Q&A: Saving vs Relying on pension

Dear Liz: My husband works for the government and will be receiving a pension when he retires. Am I still supposed to save the recommended amount for retirement from my income or can that amount be reduced since we know we have the pension? We are starting a family and could use any extra money we can get right now.

Answer: If your husband is just a few years away from collecting that pension, counting on it to be there is reasonable. Since you’re just starting a family, though, it’s much more likely that retirement is decades away, and a lot can happen in that time.

Your husband could be laid off or fired, or he could quit. Even if he sticks it out, the government could change the way his pension is accrued to make it less generous. (The rising cost of public employee pensions concerns many lawmakers and taxpayers.) Even if he gets what he expects, his pension may not be enough to support the two of you in old age.

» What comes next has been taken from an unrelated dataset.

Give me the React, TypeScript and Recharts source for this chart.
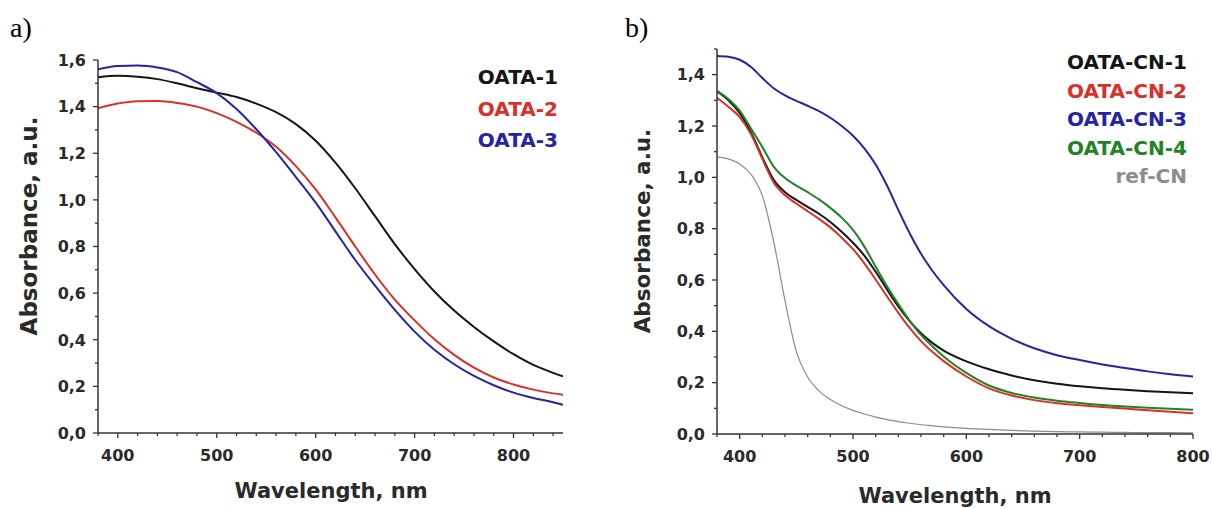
import { Legend, Line, LineChart, XAxis, YAxis } from 'recharts'

// ---- panel a) OATA films ----
const WL_A = [
  380, 400, 420, 440, 460, 480, 500, 520, 540, 560, 580, 600, 620, 640, 660,
  680, 700, 720, 740, 760, 780, 800, 820, 840, 850,
]
const OATA_1 = [
  1.526, 1.532, 1.528, 1.518, 1.5, 1.479, 1.46, 1.441, 1.413, 1.376, 1.325,
  1.254, 1.16, 1.05, 0.93, 0.81, 0.703, 0.607, 0.525, 0.455, 0.393, 0.338,
  0.292, 0.258, 0.243,
]
const OATA_2 = [
  1.393, 1.413, 1.423, 1.424, 1.416, 1.4, 1.372, 1.335, 1.288, 1.228, 1.145,
  1.045, 0.925, 0.8, 0.68, 0.572, 0.483, 0.402, 0.335, 0.28, 0.238, 0.208,
  0.186, 0.17, 0.164,
]
const OATA_3 = [
  1.56, 1.574, 1.576, 1.568, 1.548, 1.505, 1.458, 1.39, 1.303, 1.205, 1.098,
  0.988, 0.865, 0.742, 0.632, 0.528, 0.435, 0.357, 0.295, 0.245, 0.205, 0.173,
  0.15, 0.132, 0.121,
]

// ---- panel b) OATA-CN films ----
const WL_B = [
  380, 390, 400, 410, 420, 430, 440, 450, 460, 470, 480, 490, 500, 510, 520,
  530, 540, 550, 560, 570, 580, 600, 620, 640, 660, 680, 700, 720, 740, 760,
  780, 800,
]
const OATA_CN_1 = [
  1.335, 1.3, 1.25, 1.175, 1.078, 0.99, 0.942, 0.912, 0.885, 0.858, 0.826,
  0.788, 0.745, 0.695, 0.632, 0.563, 0.497, 0.44, 0.393, 0.355, 0.325, 0.283,
  0.252, 0.228, 0.209, 0.196, 0.186, 0.178, 0.172, 0.167, 0.163, 0.159,
]
const OATA_CN_2 = [
  1.31, 1.275, 1.235, 1.168, 1.072, 0.98, 0.93, 0.898, 0.868, 0.838, 0.805,
  0.765, 0.72, 0.665, 0.602, 0.536, 0.472, 0.413, 0.362, 0.32, 0.284, 0.224,
  0.178, 0.15, 0.132, 0.12, 0.112, 0.105, 0.099, 0.093, 0.087, 0.081,
]
const OATA_CN_3 = [
  1.473, 1.47, 1.458, 1.43, 1.387, 1.347, 1.319, 1.298, 1.279, 1.258, 1.232,
  1.2, 1.162, 1.113, 1.05, 0.968, 0.873, 0.782, 0.702, 0.636, 0.58, 0.487,
  0.42, 0.371, 0.334, 0.307, 0.288, 0.271, 0.257, 0.244, 0.233, 0.224,
]
const OATA_CN_4 = [
  1.337, 1.305, 1.26, 1.19, 1.118, 1.042, 0.997, 0.968, 0.942, 0.914, 0.881,
  0.843, 0.795, 0.73, 0.652, 0.576, 0.506, 0.442, 0.386, 0.342, 0.302, 0.238,
  0.189, 0.16, 0.142, 0.13, 0.121, 0.113, 0.107, 0.102, 0.098, 0.094,
]
const REF_CN = [
  1.08, 1.072, 1.052, 1.012, 0.928, 0.75, 0.52, 0.322, 0.222, 0.168, 0.134,
  0.11, 0.092, 0.078, 0.066, 0.056, 0.048, 0.042, 0.036, 0.032, 0.028, 0.022,
  0.018, 0.014, 0.011, 0.009, 0.008, 0.007, 0.006, 0.005, 0.005, 0.004,
]

// ticks
const X_TICKS_A = [
  380, 400, 420, 440, 460, 480, 500, 520, 540, 560, 580, 600, 620, 640, 660,
  680, 700, 720, 740, 760, 780, 800, 820, 840,
]
const X_TICKS_B = [
  380, 400, 420, 440, 460, 480, 500, 520, 540, 560, 580, 600, 620, 640, 660,
  680, 700, 720, 740, 760, 780, 800,
]
const Y_TICKS_A = [
  0, 0.1, 0.2, 0.3, 0.4, 0.5, 0.6, 0.7, 0.8, 0.9, 1.0, 1.1, 1.2, 1.3, 1.4,
  1.5, 1.6,
]
const Y_TICKS_B = [
  0, 0.1, 0.2, 0.3, 0.4, 0.5, 0.6, 0.7, 0.8, 0.9, 1.0, 1.1, 1.2, 1.3, 1.4,
  1.5,
]

const SERIES_A = [
  { name: 'OATA-1', values: OATA_1, color: '#151515', width: 2 },
  { name: 'OATA-2', values: OATA_2, color: '#dc2f2a', width: 2 },
  { name: 'OATA-3', values: OATA_3, color: '#2424a8', width: 2 },
]
const SERIES_B = [
  { name: 'OATA-CN-1', values: OATA_CN_1, color: '#151515', width: 2 },
  { name: 'OATA-CN-2', values: OATA_CN_2, color: '#dc2f2a', width: 2 },
  { name: 'OATA-CN-3', values: OATA_CN_3, color: '#2424a8', width: 2 },
  { name: 'OATA-CN-4', values: OATA_CN_4, color: '#1f8426', width: 2 },
  { name: 'ref-CN', values: REF_CN, color: '#8c8c8c', width: 1.2 },
]

const FONT = '"DejaVu Sans", "Liberation Sans", Arial, sans-serif'
const AXIS = '#333'
const FRAME = '#5a5a5a'
const TEXT = '#2a2a2a'

type Series = { name: string; values: number[]; color: string; width: number }

function toRows(wl: number[], series: Series[]) {
  return wl.map((w, i) => {
    const row: Record<string, number> = { wl: w }
    for (const s of series) row[s.name] = s.values[i]
    return row
  })
}

function XTick(props: any) {
  const { x, y, payload } = props
  const major = payload.value % 100 === 0
  return (
    <g>
      <line x1={x} x2={x} y1={y} y2={y + (major ? 5 : 3)} stroke={AXIS} strokeWidth={1.3} />
      {major && (
        <text
          x={x}
          y={y + 28}
          textAnchor="middle"
          fill={TEXT}
          style={{ fontFamily: FONT, fontWeight: 700, fontSize: 16 }}
        >
          {payload.value}
        </text>
      )}
    </g>
  )
}

function YTick(props: any) {
  const { x, y, payload } = props
  const v = payload.value as number
  const major = Math.round(v * 10) % 2 === 0
  return (
    <g>
      <line x1={x - (major ? 5 : 3)} x2={x} y1={y} y2={y} stroke={AXIS} strokeWidth={1.3} />
      {major && (
        <text
          x={x - 12}
          y={y}
          dy="0.36em"
          textAnchor="end"
          fill={TEXT}
          style={{ fontFamily: FONT, fontWeight: 700, fontSize: 16 }}
        >
          {v.toFixed(1).replace('.', ',')}
        </text>
      )}
    </g>
  )
}

function LegendList(props: any & { lineHeight: number }) {
  const { payload = [], lineHeight } = props
  return (
    <div
      style={{
        textAlign: 'right',
        fontFamily: FONT,
        fontWeight: 700,
        fontSize: 20,
        lineHeight: `${lineHeight}px`,
        whiteSpace: 'nowrap',
      }}
    >
      {payload.map((p: any) => (
        <div key={p.value} style={{ color: p.color }}>
          {p.value}
        </div>
      ))}
    </div>
  )
}

interface PanelProps {
  width: number
  margin: { top: number; right: number; bottom: number; left: number }
  wl: number[]
  series: Series[]
  xDomain: [number, number]
  xTicks: number[]
  yDomain: [number, number]
  yTicks: number[]
  legendTop: number
  legendRight: number
  legendLine: number
}

function Panel({
  width,
  margin,
  wl,
  series,
  xDomain,
  xTicks,
  yDomain,
  yTicks,
  legendTop,
  legendRight,
  legendLine,
}: PanelProps) {
  const data = toRows(wl, series)
  return (
    <LineChart width={width} height={508} data={data} margin={margin}>
      <XAxis
        dataKey="wl"
        type="number"
        domain={xDomain}
        ticks={xTicks}
        interval={0}
        height={40}
        tickSize={0}
        tickMargin={0}
        tickLine={false}
        axisLine={{ stroke: AXIS, strokeWidth: 1.5 }}
        tick={(p: any) => <XTick {...p} />}
        allowDataOverflow
      />
      <XAxis
        xAxisId="top"
        orientation="top"
        type="number"
        domain={xDomain}
        height={0}
        tick={false}
        tickLine={false}
        axisLine={{ stroke: FRAME, strokeWidth: 1.8 }}
      />
      <YAxis
        type="number"
        domain={yDomain}
        ticks={yTicks}
        interval={0}
        width={60}
        tickSize={0}
        tickMargin={0}
        tickLine={false}
        axisLine={{ stroke: AXIS, strokeWidth: 1.5 }}
        tick={(p: any) => <YTick {...p} />}
        allowDataOverflow
      />
      <YAxis
        yAxisId="right"
        orientation="right"
        type="number"
        domain={yDomain}
        width={0}
        tick={false}
        tickLine={false}
        axisLine={{ stroke: FRAME, strokeWidth: 1.5 }}
      />
      <Legend
        layout="vertical"
        align="center"
        verticalAlign="middle"
        wrapperStyle={{ top: legendTop, right: legendRight, width: 'auto' }}
        content={(p: any) => <LegendList {...p} lineHeight={legendLine} />}
      />
      {series.map((s) => (
        <Line
          key={s.name}
          type="monotone"
          dataKey={s.name}
          name={s.name}
          stroke={s.color}
          strokeWidth={s.width}
          dot={false}
          activeDot={false}
          isAnimationActive={false}
        />
      ))}
    </LineChart>
  )
}

export default function App() {
  return (
    <div
      style={{
        position: 'fixed',
        left: 0,
        top: 0,
        width: 1213,
        height: 508,
        background: '#fff',
        overflow: 'hidden',
      }}
    >
      <div style={{ position: 'absolute', left: 0, top: 0 }}>
        <Panel
          width={600}
          margin={{ top: 60, right: 37, bottom: 35, left: 38 }}
          wl={WL_A}
          series={SERIES_A}
          xDomain={[380, 850]}
          xTicks={X_TICKS_A}
          yDomain={[0, 1.6]}
          yTicks={Y_TICKS_A}
          legendTop={62}
          legendRight={42}
          legendLine={31.5}
        />
      </div>
      <div style={{ position: 'absolute', left: 600, top: 0 }}>
        <Panel
          width={613}
          margin={{ top: 49, right: 20, bottom: 34, left: 57 }}
          wl={WL_B}
          series={SERIES_B}
          xDomain={[380, 800]}
          xTicks={X_TICKS_B}
          yDomain={[0, 1.5]}
          yTicks={Y_TICKS_B}
          legendTop={48}
          legendRight={26}
          legendLine={28.5}
        />
      </div>
      <svg
        width={1213}
        height={508}
        style={{ position: 'absolute', left: 0, top: 0, pointerEvents: 'none' }}
      >
        <g style={{ fontFamily: '"Liberation Serif", "Times New Roman", serif', fontSize: 28 }}>
          <text x={10} y={37}>a)</text>
          <text x={625} y={37}>b)</text>
        </g>
        <g style={{ fontFamily: FONT, fontWeight: 700 }} fill={TEXT}>
          <text x={331} y={498} textAnchor="middle" fontSize={21}>
            Wavelength, nm
          </text>
          <text x={955} y={503} textAnchor="middle" fontSize={21}>
            Wavelength, nm
          </text>
          <text transform="translate(37,226) rotate(-90)" textAnchor="middle" fontSize={23}>
            Absorbance, a.u.
          </text>
          <text transform="translate(650,231) rotate(-90)" textAnchor="middle" fontSize={21.5}>
            Absorbance, a.u.
          </text>
        </g>
      </svg>
    </div>
  )
}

So yes, you should be saving for retirement. A cautious person would save as if no pension existed. Someone who’s comfortable with risk might simply aim to fill the gap between the expected pension and future living costs. Others might find a comfortable saving rate between those two points. You can use AARP’s retirement calculator to help you create a plan that allows you to take care of your family today without depriving yourselves in the future.

Comments

  1. Continue saving as if no pension is expected. Find ways to make ends meet during the course of your careers as if that returement money didn’t exist. You’ll be surprised by what you can achieve with grit and determination!

  2. I wonder if this person has looked into how much they should expect to get. I work for the federal government and the pension is not very large anymore. Of course it depends on how much you make while working and how many years you worked for the government, but I will consider it to be a supplement–no way will it be anywhere near enough to live on.